• _Task goal_
With the images removed, repeat the data below exactly.

• _Data shown_
══════════════════════════════
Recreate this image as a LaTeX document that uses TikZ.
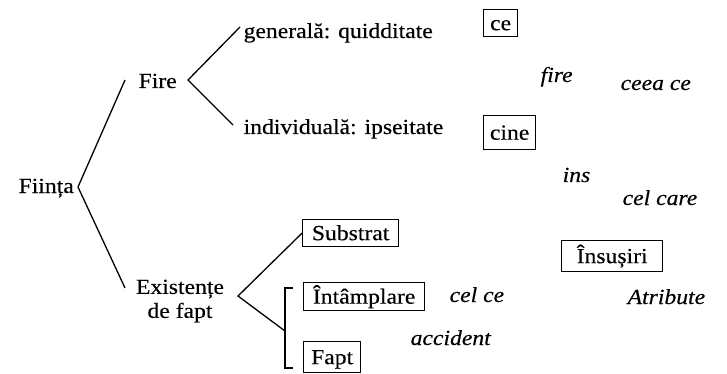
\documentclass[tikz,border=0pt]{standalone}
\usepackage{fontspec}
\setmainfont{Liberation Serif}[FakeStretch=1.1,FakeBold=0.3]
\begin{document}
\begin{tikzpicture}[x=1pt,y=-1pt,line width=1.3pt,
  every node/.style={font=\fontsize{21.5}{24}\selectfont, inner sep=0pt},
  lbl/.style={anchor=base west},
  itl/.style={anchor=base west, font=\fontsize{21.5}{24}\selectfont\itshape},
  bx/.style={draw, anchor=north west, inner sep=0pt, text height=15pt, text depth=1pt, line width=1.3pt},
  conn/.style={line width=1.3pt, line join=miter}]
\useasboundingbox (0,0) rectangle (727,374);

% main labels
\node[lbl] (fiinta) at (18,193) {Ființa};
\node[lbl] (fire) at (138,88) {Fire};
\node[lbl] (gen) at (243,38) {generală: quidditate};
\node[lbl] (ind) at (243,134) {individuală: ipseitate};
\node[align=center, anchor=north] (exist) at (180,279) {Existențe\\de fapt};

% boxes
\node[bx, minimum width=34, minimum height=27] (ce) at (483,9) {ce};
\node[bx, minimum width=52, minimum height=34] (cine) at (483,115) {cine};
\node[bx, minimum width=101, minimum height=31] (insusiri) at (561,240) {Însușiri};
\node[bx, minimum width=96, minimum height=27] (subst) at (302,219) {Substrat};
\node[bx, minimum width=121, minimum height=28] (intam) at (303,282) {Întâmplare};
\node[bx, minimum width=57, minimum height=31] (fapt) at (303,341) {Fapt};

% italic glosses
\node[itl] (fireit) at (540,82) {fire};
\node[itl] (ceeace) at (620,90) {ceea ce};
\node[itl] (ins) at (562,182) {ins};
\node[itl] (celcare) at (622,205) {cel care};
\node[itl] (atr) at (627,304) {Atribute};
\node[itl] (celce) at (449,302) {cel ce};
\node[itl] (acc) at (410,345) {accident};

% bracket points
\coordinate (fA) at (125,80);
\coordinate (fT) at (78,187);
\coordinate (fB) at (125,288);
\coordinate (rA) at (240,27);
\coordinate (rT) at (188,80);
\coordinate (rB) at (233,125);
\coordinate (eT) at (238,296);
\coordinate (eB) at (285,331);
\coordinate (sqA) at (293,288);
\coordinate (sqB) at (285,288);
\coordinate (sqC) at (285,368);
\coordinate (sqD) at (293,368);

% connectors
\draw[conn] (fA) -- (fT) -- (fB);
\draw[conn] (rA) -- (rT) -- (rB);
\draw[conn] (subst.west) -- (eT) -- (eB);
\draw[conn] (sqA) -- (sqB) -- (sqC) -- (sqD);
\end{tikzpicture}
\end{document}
══════════════════════════════
• _Result_
Recreate this image as a LaTeX document that uses TikZ.
\documentclass[tikz,border=0pt]{standalone}
\usepackage{fontspec}
\setmainfont{Liberation Serif}[FakeStretch=1.1,FakeBold=0.3]
\begin{document}
\begin{tikzpicture}[x=1pt,y=-1pt,line width=1.3pt,
  every node/.style={font=\fontsize{21.5}{24}\selectfont, inner sep=0pt},
  lbl/.style={anchor=base west},
  itl/.style={anchor=base west, font=\fontsize{21.5}{24}\selectfont\itshape},
  bx/.style={draw, anchor=north west, inner sep=0pt, text height=15pt, text depth=1pt, line width=1.3pt},
  conn/.style={line width=1.3pt, line join=miter}]
\useasboundingbox (0,0) rectangle (727,374);

% main labels
\node[lbl] (fiinta) at (18,193) {Ființa};
\node[lbl] (fire) at (138,88) {Fire};
\node[lbl] (gen) at (243,38) {generală: quidditate};
\node[lbl] (ind) at (243,134) {individuală: ipseitate};
\node[align=center, anchor=north] (exist) at (180,279) {Existențe\\de fapt};

% boxes
\node[bx, minimum width=34, minimum height=27] (ce) at (483,9) {ce};
\node[bx, minimum width=52, minimum height=34] (cine) at (483,115) {cine};
\node[bx, minimum width=101, minimum height=31] (insusiri) at (561,240) {Însușiri};
\node[bx, minimum width=96, minimum height=27] (subst) at (302,219) {Substrat};
\node[bx, minimum width=121, minimum height=28] (intam) at (303,282) {Întâmplare};
\node[bx, minimum width=57, minimum height=31] (fapt) at (303,341) {Fapt};

% italic glosses
\node[itl] (fireit) at (540,82) {fire};
\node[itl] (ceeace) at (620,90) {ceea ce};
\node[itl] (ins) at (562,182) {ins};
\node[itl] (celcare) at (622,205) {cel care};
\node[itl] (atr) at (627,304) {Atribute};
\node[itl] (celce) at (449,302) {cel ce};
\node[itl] (acc) at (410,345) {accident};

% bracket points
\coordinate (fA) at (125,80);
\coordinate (fT) at (78,187);
\coordinate (fB) at (125,288);
\coordinate (rA) at (240,27);
\coordinate (rT) at (188,80);
\coordinate (rB) at (233,125);
\coordinate (eT) at (238,296);
\coordinate (eB) at (285,331);
\coordinate (sqA) at (293,288);
\coordinate (sqB) at (285,288);
\coordinate (sqC) at (285,368);
\coordinate (sqD) at (293,368);

% connectors
\draw[conn] (fA) -- (fT) -- (fB);
\draw[conn] (rA) -- (rT) -- (rB);
\draw[conn] (subst.west) -- (eT) -- (eB);
\draw[conn] (sqA) -- (sqB) -- (sqC) -- (sqD);
\end{tikzpicture}
\end{document}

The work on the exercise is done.